Multipoint grounding – a post in which I draw a target on myself. I’ve been involved in some really contentious arguments on the topic. I wish I could say they were discussions, but the religious fervor of some single-point grounding advocates precludes that.
I’ve had some constructive conversations on this topic in some of our PROFINET one-day training classes. I remember in St. Louis some students came to the defense of multipoint grounding based on their own experiences. After our Detroit class five years ago I was prompted to blog along these lines:
In polite company, we try not to speak about religion, politics or grounding. In our classes we successfully avoid the first two. For PROFIBUS and for PROFINET the official PI recommendation is to ground shielded cable at both ends and at any intermediate points. This is recommended because it’s desirable to bleed off any noise at the closest possible opportunity. To avoid other problems, the grounding points need to be at ground potential – the same ground potential. My impression is that outside North America they will be. Here, not so much… unless careful measures are taken. We recommend you take those measures.

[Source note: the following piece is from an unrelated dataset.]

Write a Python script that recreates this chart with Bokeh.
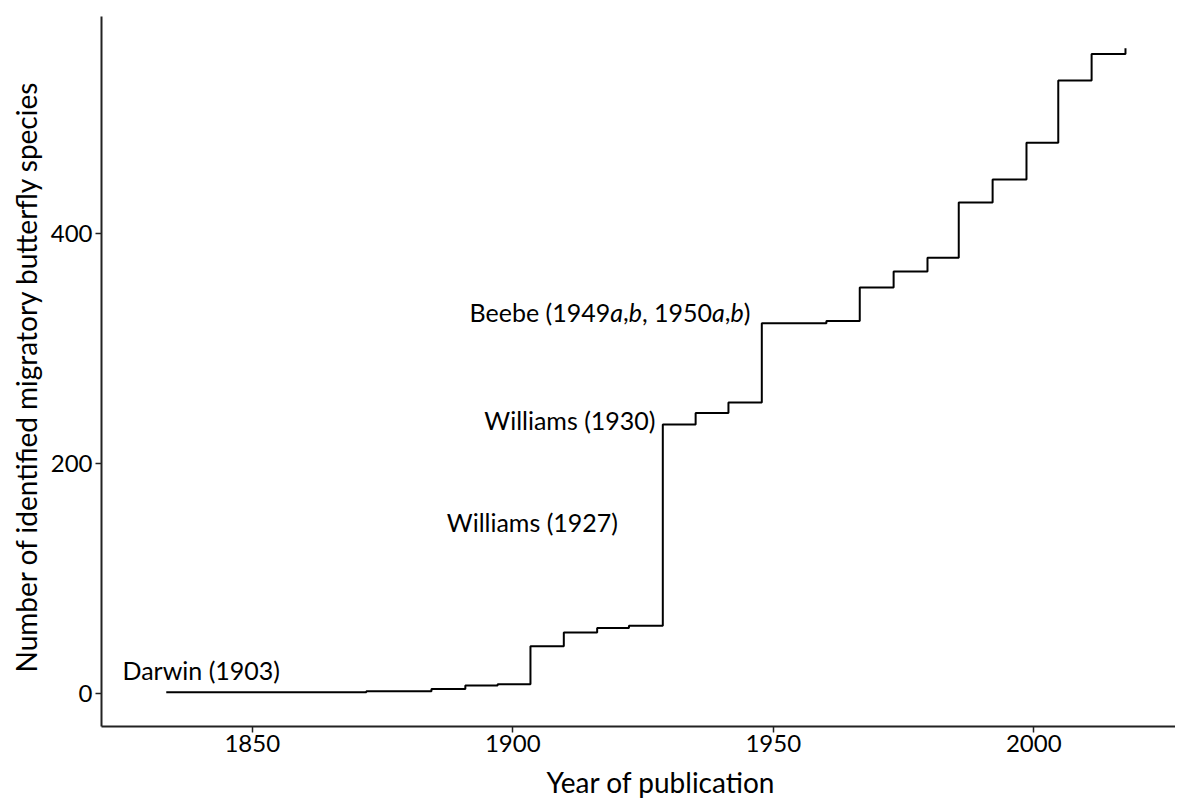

In polite company we try not to speak about religion, politics, grounding, or shielding. In our classes we successfully avoid the first two. But we have to talk about shielding. We recommend it and cannot understand why anyone would argue with that. Some do so argue though. A shield (properly grounded) will help keep the signal clean in electrically noisy environments… electrically noisy environments like any industrial environment. The signal protocols cannot guard against electrical noise; only a shield can do that. But TCP can initiate retries if noise occurs, the arguers argue. True, but not helpful – it takes too long to retry and if the retries are frequent due to noise… well you get the picture.
Feel free to discuss single-point versus multipoint grounding in the comments, but be nice.